Without the pictures, repeat the listing character for character.
○ ○ ○ ○ ○
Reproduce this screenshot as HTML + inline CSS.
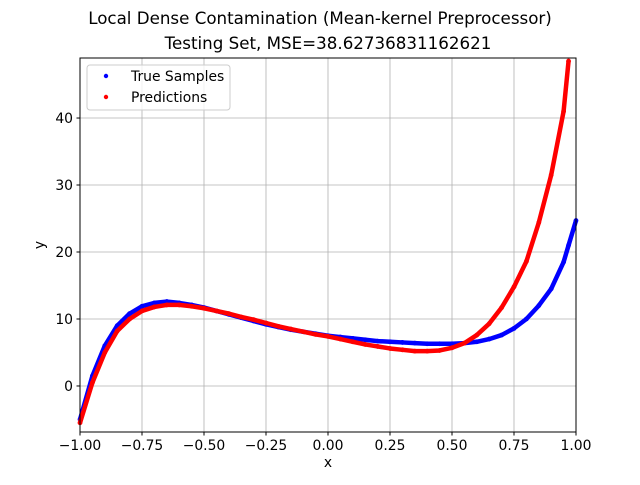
<!DOCTYPE html>
<html><head><meta charset="utf-8"><style>
body{margin:0;background:#fff;font-family:"Liberation Sans","DejaVu Sans",sans-serif}
svg text{font-family:"DejaVu Sans","Liberation Sans",sans-serif;fill:#000}
</style></head><body>
<svg id="chart" width="640" height="480" viewBox="0 0 640 480">
<text x="320" y="24" font-size="16.7" text-anchor="middle">Local Dense Contamination (Mean-kernel Preprocessor)</text>
<text x="328" y="49" font-size="16.7" text-anchor="middle">Testing Set, MSE=38.62736831162621</text>
<g id="grid"></g><g id="marks"></g><g id="axes"></g>
<rect x="80" y="58" width="496" height="374" fill="none" stroke="#000" stroke-width="1"/>
<text x="328" y="467" font-size="13.9" text-anchor="middle">x</text>
<text x="44" y="245" font-size="13.9" text-anchor="middle" transform="rotate(-90 44 245)">y</text>
<g>
<rect x="87" y="65" width="143" height="45" rx="3" fill="#fff" fill-opacity="0.8" stroke="#ccc"/>
<circle cx="106" cy="76" r="2.2" fill="blue"/>
<text x="131" y="81" font-size="13.9">True Samples</text>
<circle cx="106" cy="97" r="2.2" fill="red"/>
<text x="131" y="102" font-size="13.9">Predictions</text>
</g>
</svg>
<script>
const xTicks=[-1.00,-0.75,-0.50,-0.25,0.00,0.25,0.50,0.75,1.00];
const xTickLabels=["−1.00","−0.75","−0.50","−0.25","0.00","0.25","0.50","0.75","1.00"];
const yTicks=[0,10,20,30,40];
const trueX=[-1,-0.95,-0.9,-0.85,-0.8,-0.75,-0.7,-0.65,-0.6,-0.55,-0.5,-0.45,-0.4,-0.35,-0.3,-0.25,-0.2,-0.15,-0.1,-0.05,0,0.05,0.1,0.15,0.2,0.25,0.3,0.35,0.4,0.45,0.5,0.55,0.6,0.65,0.7,0.75,0.8,0.85,0.9,0.95,0.97,1.0];
const trueY=[-5,1.5,6,9,10.8,11.9,12.4,12.6,12.4,12.1,11.7,11.2,10.7,10.2,9.7,9.2,8.8,8.4,8.1,7.8,7.5,7.3,7.1,6.9,6.7,6.6,6.5,6.4,6.3,6.3,6.3,6.4,6.6,7.0,7.6,8.6,10,12,14.5,18.5,21,24.7];
const predX=[-1,-0.95,-0.9,-0.85,-0.8,-0.75,-0.7,-0.65,-0.6,-0.55,-0.5,-0.45,-0.4,-0.35,-0.3,-0.25,-0.2,-0.15,-0.1,-0.05,0,0.05,0.1,0.15,0.2,0.25,0.3,0.35,0.4,0.45,0.5,0.55,0.6,0.65,0.7,0.75,0.8,0.85,0.9,0.95,0.97];
const predY=[-5.5,0.5,5,8.2,10,11.2,11.8,12.1,12.1,11.9,11.6,11.2,10.8,10.3,9.9,9.4,8.9,8.5,8.1,7.7,7.4,7.0,6.6,6.2,5.9,5.6,5.4,5.2,5.2,5.3,5.7,6.4,7.6,9.3,11.7,14.8,18.6,24.4,31.5,41,48.5];
const X0=80,X1=576,Y0=432,Y1=58,xmin=-1,xmax=1,ymin=-6.87,ymax=48.96;
const sx=v=>X0+(v-xmin)/(xmax-xmin)*(X1-X0);
const sy=v=>Y0-(v-ymin)/(ymax-ymin)*(Y0-Y1);
const NS="http://www.w3.org/2000/svg";
function mk(t,a,p){const e=document.createElementNS(NS,t);for(const k in a)e.setAttribute(k,a[k]);p.appendChild(e);return e;}
const grid=document.getElementById('grid'),axes=document.getElementById('axes'),marks=document.getElementById('marks');
xTicks.forEach((v,i)=>{const x=sx(v);
 const g=mk('line',{x1:x,x2:x,y1:Y1,y2:Y0,stroke:'#b0b0b0','stroke-width':0.8},grid);
 
 
 const t=mk('line',{x1:x,x2:x,y1:Y0,y2:Y0+3.5,stroke:'#000'},axes);
 
 
 const l=mk('text',{x:x,y:Y0+18,'font-size':13.9,'text-anchor':'middle'},axes);l.textContent=xTickLabels[i];
 
 
});
yTicks.forEach(v=>{const y=sy(v);
 const g=mk('line',{x1:X0,x2:X1,y1:y,y2:y,stroke:'#b0b0b0','stroke-width':0.8},grid);
 
 
 const t=mk('line',{x1:X0-3.5,x2:X0,y1:y,y2:y,stroke:'#000'},axes);
 
 
 const l=mk('text',{x:X0-7,y:y+5,'font-size':13.9,'text-anchor':'end'},axes);l.textContent=String(v);
 
 
});
function series(xs,ys,color,name){
 const g=mk('g',{},marks);
 
 
 const pts=xs.map((v,i)=>sx(v)+','+sy(ys[i])).join(' ');
 const pl=mk('polyline',{points:pts,fill:'none',stroke:color,'stroke-width':4.5,'stroke-linejoin':'round'},g);
 
 
 xs.forEach((v,i)=>{const c=mk('circle',{cx:sx(v),cy:sy(ys[i]),r:2.4,fill:color},g);
  
  });
}
series(trueX,trueY,'blue','true-samples');
series(predX,predY,'red','predictions');
</script>
</body></html>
○ ○ ○ ○ ○
» Finished answer:
Reproduce this screenshot as HTML + inline CSS.
<!DOCTYPE html>
<html><head><meta charset="utf-8"><style>
body{margin:0;background:#fff;font-family:"Liberation Sans","DejaVu Sans",sans-serif}
svg text{font-family:"DejaVu Sans","Liberation Sans",sans-serif;fill:#000}
</style></head><body>
<svg id="chart" width="640" height="480" viewBox="0 0 640 480">
<text x="320" y="24" font-size="16.7" text-anchor="middle">Local Dense Contamination (Mean-kernel Preprocessor)</text>
<text x="328" y="49" font-size="16.7" text-anchor="middle">Testing Set, MSE=38.62736831162621</text>
<g id="grid"></g><g id="marks"></g><g id="axes"></g>
<rect x="80" y="58" width="496" height="374" fill="none" stroke="#000" stroke-width="1"/>
<text x="328" y="467" font-size="13.9" text-anchor="middle">x</text>
<text x="44" y="245" font-size="13.9" text-anchor="middle" transform="rotate(-90 44 245)">y</text>
<g>
<rect x="87" y="65" width="143" height="45" rx="3" fill="#fff" fill-opacity="0.8" stroke="#ccc"/>
<circle cx="106" cy="76" r="2.2" fill="blue"/>
<text x="131" y="81" font-size="13.9">True Samples</text>
<circle cx="106" cy="97" r="2.2" fill="red"/>
<text x="131" y="102" font-size="13.9">Predictions</text>
</g>
</svg>
<script>
const xTicks=[-1.00,-0.75,-0.50,-0.25,0.00,0.25,0.50,0.75,1.00];
const xTickLabels=["−1.00","−0.75","−0.50","−0.25","0.00","0.25","0.50","0.75","1.00"];
const yTicks=[0,10,20,30,40];
const trueX=[-1,-0.95,-0.9,-0.85,-0.8,-0.75,-0.7,-0.65,-0.6,-0.55,-0.5,-0.45,-0.4,-0.35,-0.3,-0.25,-0.2,-0.15,-0.1,-0.05,0,0.05,0.1,0.15,0.2,0.25,0.3,0.35,0.4,0.45,0.5,0.55,0.6,0.65,0.7,0.75,0.8,0.85,0.9,0.95,0.97,1.0];
const trueY=[-5,1.5,6,9,10.8,11.9,12.4,12.6,12.4,12.1,11.7,11.2,10.7,10.2,9.7,9.2,8.8,8.4,8.1,7.8,7.5,7.3,7.1,6.9,6.7,6.6,6.5,6.4,6.3,6.3,6.3,6.4,6.6,7.0,7.6,8.6,10,12,14.5,18.5,21,24.7];
const predX=[-1,-0.95,-0.9,-0.85,-0.8,-0.75,-0.7,-0.65,-0.6,-0.55,-0.5,-0.45,-0.4,-0.35,-0.3,-0.25,-0.2,-0.15,-0.1,-0.05,0,0.05,0.1,0.15,0.2,0.25,0.3,0.35,0.4,0.45,0.5,0.55,0.6,0.65,0.7,0.75,0.8,0.85,0.9,0.95,0.97];
const predY=[-5.5,0.5,5,8.2,10,11.2,11.8,12.1,12.1,11.9,11.6,11.2,10.8,10.3,9.9,9.4,8.9,8.5,8.1,7.7,7.4,7.0,6.6,6.2,5.9,5.6,5.4,5.2,5.2,5.3,5.7,6.4,7.6,9.3,11.7,14.8,18.6,24.4,31.5,41,48.5];
const X0=80,X1=576,Y0=432,Y1=58,xmin=-1,xmax=1,ymin=-6.87,ymax=48.96;
const sx=v=>X0+(v-xmin)/(xmax-xmin)*(X1-X0);
const sy=v=>Y0-(v-ymin)/(ymax-ymin)*(Y0-Y1);
const NS="http://www.w3.org/2000/svg";
function mk(t,a,p){const e=document.createElementNS(NS,t);for(const k in a)e.setAttribute(k,a[k]);p.appendChild(e);return e;}
const grid=document.getElementById('grid'),axes=document.getElementById('axes'),marks=document.getElementById('marks');
xTicks.forEach((v,i)=>{const x=sx(v);
 const g=mk('line',{x1:x,x2:x,y1:Y1,y2:Y0,stroke:'#b0b0b0','stroke-width':0.8},grid);
 
 
 const t=mk('line',{x1:x,x2:x,y1:Y0,y2:Y0+3.5,stroke:'#000'},axes);
 
 
 const l=mk('text',{x:x,y:Y0+18,'font-size':13.9,'text-anchor':'middle'},axes);l.textContent=xTickLabels[i];
 
 
});
yTicks.forEach(v=>{const y=sy(v);
 const g=mk('line',{x1:X0,x2:X1,y1:y,y2:y,stroke:'#b0b0b0','stroke-width':0.8},grid);
 
 
 const t=mk('line',{x1:X0-3.5,x2:X0,y1:y,y2:y,stroke:'#000'},axes);
 
 
 const l=mk('text',{x:X0-7,y:y+5,'font-size':13.9,'text-anchor':'end'},axes);l.textContent=String(v);
 
 
});
function series(xs,ys,color,name){
 const g=mk('g',{},marks);
 
 
 const pts=xs.map((v,i)=>sx(v)+','+sy(ys[i])).join(' ');
 const pl=mk('polyline',{points:pts,fill:'none',stroke:color,'stroke-width':4.5,'stroke-linejoin':'round'},g);
 
 
 xs.forEach((v,i)=>{const c=mk('circle',{cx:sx(v),cy:sy(ys[i]),r:2.4,fill:color},g);
  
  });
}
series(trueX,trueY,'blue','true-samples');
series(predX,predY,'red','predictions');
</script>
</body></html>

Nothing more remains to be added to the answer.